Fitch’s critique of the Democratic Party earned him a few enemies, but that wasn’t all. He was at least as withering on the topic of unions in New York. In a series of pieces for the Voice throughout the 1990s, he detailed the corruption and compromises of the labor movement in the city—stolen elections, stolen money, sweatshops with the union label, complicity with FIRE’s economic vision for the city.
Bob took that critique to the national level with his 2006 book, Solidarity for Sale, which focused on the taboo topic of union corruption. Why is it, Bob asked, that no other labor movement in the First World is so full of mobsters, shakedown artists, hacks, and thieves? Here’s the beginning of an answer, from an interview he did with Michael Yates of Monthly Review:
Essentially, the American labor movement consists of 20,000 semi-autonomous local unions. Like feudal vassals, local leaders get their exclusive jurisdiction from a higher level organization and pass on a share of their dues. The ordinary members are like the serfs who pay compulsory dues and come with the territory. The union bosses control jobs—staff jobs or hiring hall jobs—the coin of the political realm. Those who get the jobs—the clients—give back their unconditional loyalty. The politics of loyalty produces, systematically, poles of corruption and apathy. The privileged minority who turn the union into their personal business. And the vast majority who ignore the union as none of their business.
It wasn’t all analysis, though. Bob tried several times to put together groups of intellectuals and activists to devise an alternative economic strategy for New York—some kind of reindustrialization that would put people to work and counter the polarization that has characterized the city for the last 30-40 years. I worked with him on several of those efforts, but we could never get it off the ground. There was no funding, no institutional base, few people familiar enough with the issues—and even fewer willing to risk alienating the Democrats or the unions by signing on. Jobs and reputations were at stake.
(Bob once thanked a union economist in a footnote in a journal article. The economist called him, his voice full of alarm. He was afraid that merely incurring Bob’s public gratitude could put his continued employment at risk.)
And I haven’t even mentioned his study of Marx while he was working for army intelligence, his early work on Ghana and Wall Street control of corporate America, or his tenure as an editor at Ramparts.
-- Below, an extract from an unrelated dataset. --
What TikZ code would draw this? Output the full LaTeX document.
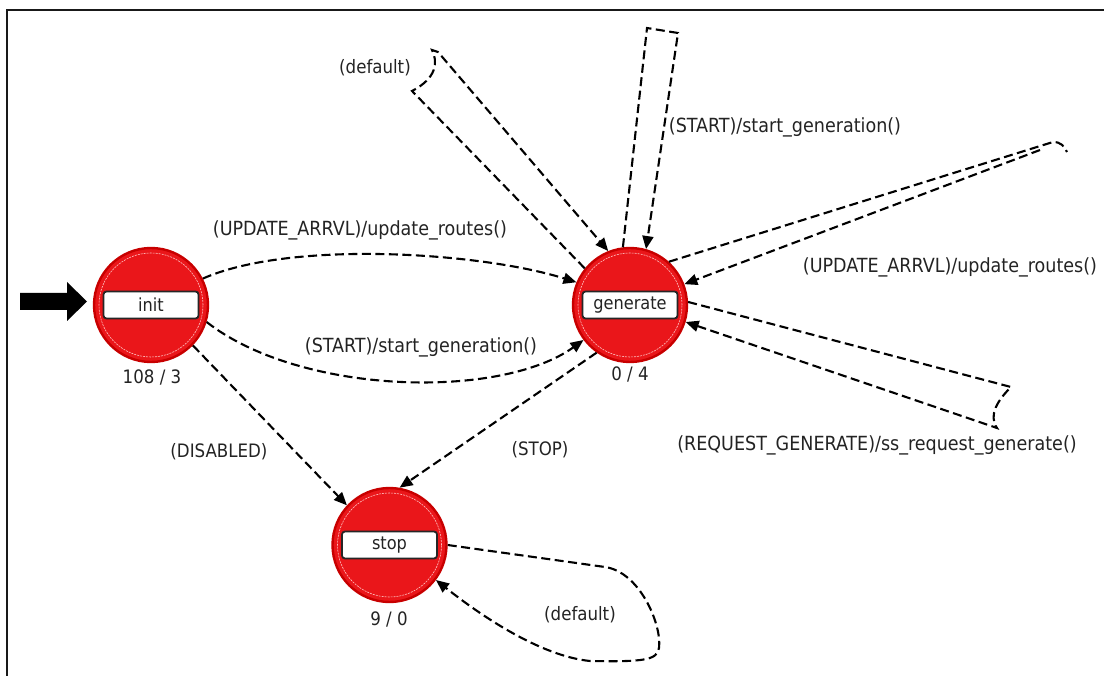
\documentclass[tikz,border=0pt]{standalone}
\usepackage{fontspec}
\newfontfamily\lblfont{DejaVu Sans Condensed}
\usetikzlibrary{arrows.meta}
\definecolor{statefill}{RGB}{234,22,26}
\definecolor{staterim}{RGB}{200,0,0}
\definecolor{txt}{RGB}{35,35,35}
\begin{document}
\begin{tikzpicture}[x=1pt,y=-1pt,
  state/.style={circle, fill=statefill, draw=staterim, line width=2.4pt, minimum size=114pt, inner sep=0pt},
  ring/.style={draw=white!75!red, line width=0.6pt, dash pattern=on 2pt off 1pt},
  namebox/.style={rectangle, rounded corners=3pt, fill=white, draw=black!85, line width=1.8pt,
    minimum width=95pt, minimum height=27pt, inner sep=0pt, font=\lblfont\fontsize{18}{20}\selectfont, text=txt},
  count/.style={font=\lblfont\fontsize{18.5}{20}\selectfont, text=txt, inner sep=0pt},
  lbl/.style={font=\lblfont\fontsize{18.5}{21}\selectfont, text=txt, inner sep=0pt},
  longlbl/.style={lbl, font=\lblfont\fontsize{19.5}{22}\selectfont},
  trans/.style={draw=black, line width=2.1pt, dash pattern=on 9pt off 4.5pt,
    -{Triangle[length=13pt,width=11pt]}},
]
\useasboundingbox (0,0) rectangle (1104,676);
% frame
\draw[line width=2pt, black!90] (7,676) -- (7,10) -- (1104,10);

% states
\node[state] (init) at (151,305) {};
\node[state] (gen) at (630,305) {};
\node[state] (stop) at (389.5,545) {};
\foreach \s in {init,gen,stop}
  \draw[ring] (\s) circle[radius=52pt];
\node[namebox] (initbox) at (init) {init};
\node[namebox] (genbox) at (gen) {generate};
\node[namebox] (stopbox) at (stop) {stop};
\node[count] (initcount) at (152,377) {108 / 3};
\node[count] (gencount) at (630,374) {0 / 4};
\node[count] (stopcount) at (389,619) {9 / 0};

% initial-state marker
\fill[black] (20,293) -- (67,293) -- (67,282) -- (87,301.5) -- (67,321) -- (67,310) -- (20,310) -- cycle;

% transitions
\draw[trans] (init.27) .. controls (290,240) and (480,252) .. (gen.157);
\draw[trans] (init.-17) .. controls (300,395) and (500,400) .. (gen.217);
\draw[trans] (init.-44) -- (stop.137);
\draw[trans] (gen.235) -- (stop.80);

% self loops on generate
\draw[trans] (gen.141) -- (412,91) .. controls (437,78) and (438,62) .. (432,50) -- (438,52) -- (gen.112);
\draw[trans] (gen.97) -- (647,28) -- (678,33) -- (gen.74);
\draw[trans] (gen.48) -- (1053,142) .. controls (1061,142) and (1064,146) .. (1067,152) (1040,150) -- (gen.21);
\draw[trans] (gen.3) -- (1011,387) .. controls (998,400) and (988,415) .. (997,428) -- (gen.-17);

% self loop on stop
\draw[trans] (stop.0) -- (605,567) .. controls (640,572) and (662,625) .. (659,648)
  .. controls (657,660) and (645,662) .. (590,661) .. controls (540,656) and (480,615) .. (stop.-37);

% transition labels
\node[longlbl] (l1) at (360,230) {(UPDATE\_ARRVL)/update\_routes()};
\node[longlbl] (l2) at (421,347) {(START)/start\_generation()};
\node[lbl] (l3) at (219,452) {(DISABLED)};
\node[lbl] (l4) at (540,450) {(STOP)};
\node[lbl] (l5) at (375,68) {(default)};
\node[longlbl] (l6) at (785,127) {(START)/start\_generation()};
\node[longlbl] (l7) at (950,267) {(UPDATE\_ARRVL)/update\_routes()};
\node[longlbl] (l8) at (877,445) {(REQUEST\_GENERATE)/ss\_request\_generate()};
\node[lbl] (l9) at (580,615) {(default)};
\end{tikzpicture}
\end{document}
His tales of Berkeley in the 1960s were wonderful to listen to; fear of litigation keeps me from repeating the best of them.
For all his truth-telling, Bob was ostracized not only by the progressive establishment in New York but also by academia, which found him not only too outspoken, but too polymath as well. Universities like well-behaved specialists, not rude questioners. Though his material situation improved somewhat in recent years, he lived most of his life on very little money. His major sources of income were freelance writing fees, small book advances, and the sweatshop wages enjoyed by adjunct faculty (which is what you call a temp worker with a PhD). As Guttenplan, the former Village Voice editor who introduced me to Bob, wrote just after his death: “[It’s a] scandal that they scrape the barrel to give these so-called genius grants to third-rate conventional fakers when Bob Fitch, a man who did his own thinking and his own research, and who came up with truly original insights about some pretty important topics—urban planning, organized labor, critical journalism—had to live like a luftmensch.”
Much to my regret, I’d fallen out of touch with Bob in recent years, and had just resolved to reverse that. I missed his mind—and, though he could be a prickly character at times, his warmth. RIP, Bob. They don’t make many like you.